Short problem:
All lines in which the word "this" occurs are to be extracted.
═════ Record extracts
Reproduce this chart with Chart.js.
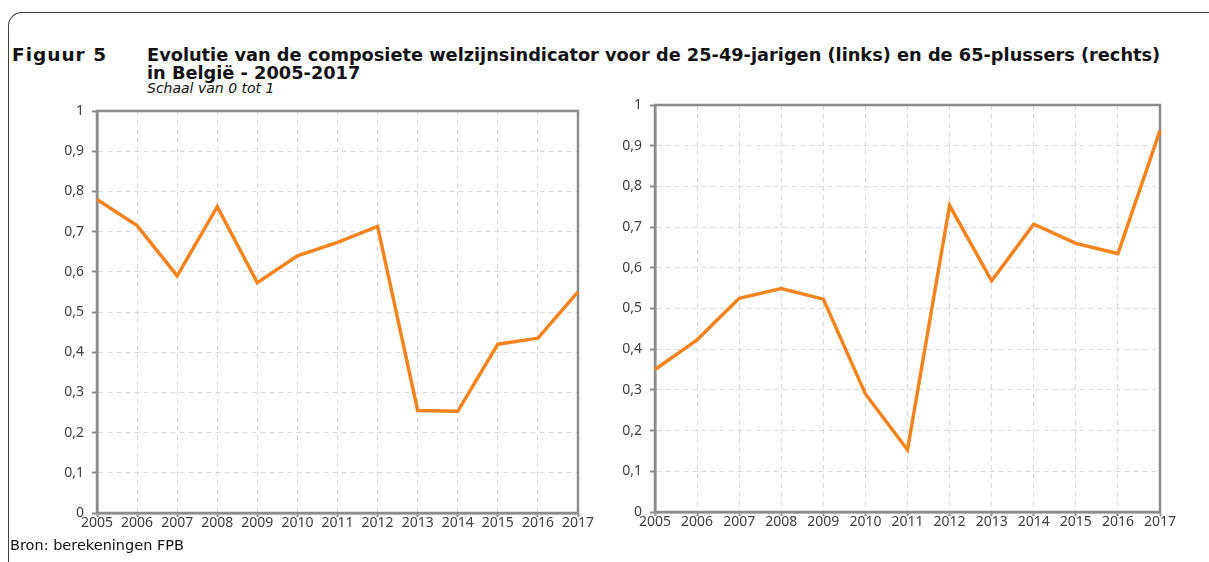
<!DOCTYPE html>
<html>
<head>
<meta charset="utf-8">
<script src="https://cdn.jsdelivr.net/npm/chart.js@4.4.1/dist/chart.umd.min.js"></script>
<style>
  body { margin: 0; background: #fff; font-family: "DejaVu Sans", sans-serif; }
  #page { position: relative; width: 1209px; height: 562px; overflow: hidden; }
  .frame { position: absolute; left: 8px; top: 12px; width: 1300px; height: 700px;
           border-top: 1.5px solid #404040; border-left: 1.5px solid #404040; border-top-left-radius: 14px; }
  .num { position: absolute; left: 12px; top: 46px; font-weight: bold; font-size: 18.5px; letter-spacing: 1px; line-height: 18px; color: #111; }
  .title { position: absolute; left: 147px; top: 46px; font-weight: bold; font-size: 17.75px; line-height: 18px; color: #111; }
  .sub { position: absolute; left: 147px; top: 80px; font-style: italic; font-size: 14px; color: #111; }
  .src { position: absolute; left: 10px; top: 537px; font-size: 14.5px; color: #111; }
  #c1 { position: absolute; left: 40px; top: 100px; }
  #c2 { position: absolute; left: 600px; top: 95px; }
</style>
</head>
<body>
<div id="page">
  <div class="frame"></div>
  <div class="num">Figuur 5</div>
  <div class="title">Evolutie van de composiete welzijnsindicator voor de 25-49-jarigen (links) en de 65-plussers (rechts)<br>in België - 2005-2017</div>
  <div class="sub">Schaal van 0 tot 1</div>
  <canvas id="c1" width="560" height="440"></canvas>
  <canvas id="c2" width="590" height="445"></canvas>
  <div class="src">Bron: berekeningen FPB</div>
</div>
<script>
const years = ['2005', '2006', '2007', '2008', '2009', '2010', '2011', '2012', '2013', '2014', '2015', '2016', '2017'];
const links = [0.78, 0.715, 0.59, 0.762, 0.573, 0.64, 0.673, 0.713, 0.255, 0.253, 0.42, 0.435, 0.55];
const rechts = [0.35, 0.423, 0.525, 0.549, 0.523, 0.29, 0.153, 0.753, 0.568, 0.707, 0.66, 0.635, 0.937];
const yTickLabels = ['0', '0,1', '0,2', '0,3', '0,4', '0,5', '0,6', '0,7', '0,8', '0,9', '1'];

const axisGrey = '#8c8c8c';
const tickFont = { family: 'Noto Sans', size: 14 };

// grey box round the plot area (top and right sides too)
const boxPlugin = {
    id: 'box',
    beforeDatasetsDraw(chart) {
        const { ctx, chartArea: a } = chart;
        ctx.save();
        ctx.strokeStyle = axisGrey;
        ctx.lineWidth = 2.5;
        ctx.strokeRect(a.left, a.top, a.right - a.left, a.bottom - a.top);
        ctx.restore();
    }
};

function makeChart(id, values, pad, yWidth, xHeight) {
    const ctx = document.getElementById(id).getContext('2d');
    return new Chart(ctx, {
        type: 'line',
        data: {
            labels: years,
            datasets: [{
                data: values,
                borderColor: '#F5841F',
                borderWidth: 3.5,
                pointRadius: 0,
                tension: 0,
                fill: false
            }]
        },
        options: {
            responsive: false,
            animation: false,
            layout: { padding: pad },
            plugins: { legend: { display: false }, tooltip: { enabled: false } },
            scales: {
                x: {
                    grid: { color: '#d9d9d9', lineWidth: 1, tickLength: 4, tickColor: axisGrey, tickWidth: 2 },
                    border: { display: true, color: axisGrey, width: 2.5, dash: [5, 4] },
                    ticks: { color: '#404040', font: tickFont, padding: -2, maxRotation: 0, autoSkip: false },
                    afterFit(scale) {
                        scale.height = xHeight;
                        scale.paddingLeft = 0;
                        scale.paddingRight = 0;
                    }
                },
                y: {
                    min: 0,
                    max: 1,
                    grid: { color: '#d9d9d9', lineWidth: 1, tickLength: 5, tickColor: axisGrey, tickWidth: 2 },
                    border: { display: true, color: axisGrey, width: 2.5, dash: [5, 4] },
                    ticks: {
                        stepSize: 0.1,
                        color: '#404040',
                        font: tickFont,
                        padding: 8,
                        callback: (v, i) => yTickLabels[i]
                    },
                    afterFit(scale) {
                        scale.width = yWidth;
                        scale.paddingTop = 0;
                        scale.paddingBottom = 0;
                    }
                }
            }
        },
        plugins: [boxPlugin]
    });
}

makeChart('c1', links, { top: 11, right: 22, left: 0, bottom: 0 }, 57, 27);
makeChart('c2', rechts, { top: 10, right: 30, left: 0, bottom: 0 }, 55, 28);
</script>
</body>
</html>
══════════
═════ Record extracts
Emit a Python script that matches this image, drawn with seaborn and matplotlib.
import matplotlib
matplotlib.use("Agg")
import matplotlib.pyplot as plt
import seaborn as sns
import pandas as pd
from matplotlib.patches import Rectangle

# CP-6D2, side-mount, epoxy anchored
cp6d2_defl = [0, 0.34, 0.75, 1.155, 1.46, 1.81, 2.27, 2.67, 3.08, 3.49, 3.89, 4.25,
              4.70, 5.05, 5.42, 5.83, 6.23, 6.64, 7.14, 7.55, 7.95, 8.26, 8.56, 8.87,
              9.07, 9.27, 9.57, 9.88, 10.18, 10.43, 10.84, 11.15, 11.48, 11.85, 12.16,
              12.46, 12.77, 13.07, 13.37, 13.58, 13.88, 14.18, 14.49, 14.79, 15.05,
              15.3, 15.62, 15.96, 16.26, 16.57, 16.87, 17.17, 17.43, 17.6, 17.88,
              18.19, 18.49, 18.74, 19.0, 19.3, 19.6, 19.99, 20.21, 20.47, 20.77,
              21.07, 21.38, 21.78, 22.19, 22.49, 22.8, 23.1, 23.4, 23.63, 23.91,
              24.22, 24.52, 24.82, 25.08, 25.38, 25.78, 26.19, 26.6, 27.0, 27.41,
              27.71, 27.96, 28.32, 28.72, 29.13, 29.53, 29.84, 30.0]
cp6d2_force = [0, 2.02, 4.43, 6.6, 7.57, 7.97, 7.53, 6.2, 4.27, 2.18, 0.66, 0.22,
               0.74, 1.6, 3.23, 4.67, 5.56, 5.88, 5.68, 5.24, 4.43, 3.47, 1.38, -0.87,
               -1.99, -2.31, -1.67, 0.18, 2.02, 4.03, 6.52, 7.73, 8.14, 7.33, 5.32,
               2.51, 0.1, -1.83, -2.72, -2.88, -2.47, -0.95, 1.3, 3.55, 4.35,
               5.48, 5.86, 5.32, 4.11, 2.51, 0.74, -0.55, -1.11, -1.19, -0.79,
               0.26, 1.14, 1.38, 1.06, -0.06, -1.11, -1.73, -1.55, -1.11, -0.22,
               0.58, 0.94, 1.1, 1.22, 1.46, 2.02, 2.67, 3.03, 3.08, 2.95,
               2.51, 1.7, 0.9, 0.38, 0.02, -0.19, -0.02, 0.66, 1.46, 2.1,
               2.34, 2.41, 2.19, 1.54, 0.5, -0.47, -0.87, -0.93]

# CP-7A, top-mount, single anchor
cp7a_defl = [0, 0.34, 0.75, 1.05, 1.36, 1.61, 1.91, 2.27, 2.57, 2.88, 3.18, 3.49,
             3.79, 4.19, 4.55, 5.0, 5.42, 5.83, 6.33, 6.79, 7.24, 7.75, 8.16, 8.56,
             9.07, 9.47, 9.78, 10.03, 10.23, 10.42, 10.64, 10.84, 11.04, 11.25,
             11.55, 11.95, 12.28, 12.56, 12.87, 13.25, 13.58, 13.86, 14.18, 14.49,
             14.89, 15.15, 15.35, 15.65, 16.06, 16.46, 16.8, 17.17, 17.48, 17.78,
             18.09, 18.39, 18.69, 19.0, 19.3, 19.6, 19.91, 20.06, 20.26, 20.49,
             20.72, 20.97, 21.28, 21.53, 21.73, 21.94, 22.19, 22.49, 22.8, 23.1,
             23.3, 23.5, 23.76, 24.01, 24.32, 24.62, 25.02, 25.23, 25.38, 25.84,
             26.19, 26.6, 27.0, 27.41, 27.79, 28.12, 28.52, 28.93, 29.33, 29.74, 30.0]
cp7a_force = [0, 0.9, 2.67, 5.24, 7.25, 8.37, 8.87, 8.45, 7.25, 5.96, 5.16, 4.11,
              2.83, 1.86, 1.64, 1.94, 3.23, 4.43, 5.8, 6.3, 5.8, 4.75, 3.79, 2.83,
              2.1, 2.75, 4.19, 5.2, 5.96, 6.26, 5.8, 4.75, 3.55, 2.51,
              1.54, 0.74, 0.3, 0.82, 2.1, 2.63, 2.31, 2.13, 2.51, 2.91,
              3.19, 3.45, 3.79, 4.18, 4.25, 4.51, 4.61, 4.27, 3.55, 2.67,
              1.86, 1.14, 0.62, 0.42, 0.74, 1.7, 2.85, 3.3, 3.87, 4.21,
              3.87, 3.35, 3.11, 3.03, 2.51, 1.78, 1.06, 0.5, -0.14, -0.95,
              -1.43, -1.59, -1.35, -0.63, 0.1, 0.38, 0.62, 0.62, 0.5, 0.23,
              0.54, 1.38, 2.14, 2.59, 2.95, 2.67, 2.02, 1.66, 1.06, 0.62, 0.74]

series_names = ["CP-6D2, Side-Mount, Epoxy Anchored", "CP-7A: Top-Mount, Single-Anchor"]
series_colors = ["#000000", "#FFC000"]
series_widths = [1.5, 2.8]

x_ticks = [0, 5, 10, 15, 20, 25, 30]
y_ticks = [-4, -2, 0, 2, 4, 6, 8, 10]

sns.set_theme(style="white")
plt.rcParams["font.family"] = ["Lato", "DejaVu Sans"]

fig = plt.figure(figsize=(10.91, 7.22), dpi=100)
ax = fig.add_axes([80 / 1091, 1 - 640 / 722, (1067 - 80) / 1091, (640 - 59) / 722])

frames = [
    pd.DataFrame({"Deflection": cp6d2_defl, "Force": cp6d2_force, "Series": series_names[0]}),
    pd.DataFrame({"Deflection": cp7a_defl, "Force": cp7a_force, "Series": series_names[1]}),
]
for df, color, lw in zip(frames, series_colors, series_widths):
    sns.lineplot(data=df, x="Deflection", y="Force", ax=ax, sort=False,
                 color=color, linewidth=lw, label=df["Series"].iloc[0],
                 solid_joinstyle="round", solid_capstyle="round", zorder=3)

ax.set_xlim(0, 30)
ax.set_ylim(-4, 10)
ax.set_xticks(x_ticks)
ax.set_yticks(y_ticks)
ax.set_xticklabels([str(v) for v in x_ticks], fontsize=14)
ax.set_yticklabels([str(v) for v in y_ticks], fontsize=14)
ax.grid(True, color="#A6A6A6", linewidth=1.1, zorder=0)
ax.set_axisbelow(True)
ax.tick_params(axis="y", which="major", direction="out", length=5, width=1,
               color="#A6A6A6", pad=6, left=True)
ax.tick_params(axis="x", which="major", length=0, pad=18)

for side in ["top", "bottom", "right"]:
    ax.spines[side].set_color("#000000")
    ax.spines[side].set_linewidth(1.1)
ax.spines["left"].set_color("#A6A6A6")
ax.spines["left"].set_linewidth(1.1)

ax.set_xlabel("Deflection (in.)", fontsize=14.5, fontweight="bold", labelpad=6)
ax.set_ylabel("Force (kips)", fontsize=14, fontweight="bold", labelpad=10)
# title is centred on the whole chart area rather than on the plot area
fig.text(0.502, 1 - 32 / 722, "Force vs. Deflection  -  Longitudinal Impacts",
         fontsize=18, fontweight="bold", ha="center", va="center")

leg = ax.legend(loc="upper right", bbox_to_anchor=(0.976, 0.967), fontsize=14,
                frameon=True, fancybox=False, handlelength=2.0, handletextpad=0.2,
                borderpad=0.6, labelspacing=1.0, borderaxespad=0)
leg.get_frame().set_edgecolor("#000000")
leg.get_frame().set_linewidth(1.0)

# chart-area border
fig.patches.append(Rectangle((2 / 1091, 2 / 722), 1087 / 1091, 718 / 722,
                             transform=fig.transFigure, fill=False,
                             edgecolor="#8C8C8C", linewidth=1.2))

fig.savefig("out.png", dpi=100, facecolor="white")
══════════
Reply to the exercise:
Reproduce this chart with Chart.js.
Emit a Python script that matches this image, drawn with seaborn and matplotlib.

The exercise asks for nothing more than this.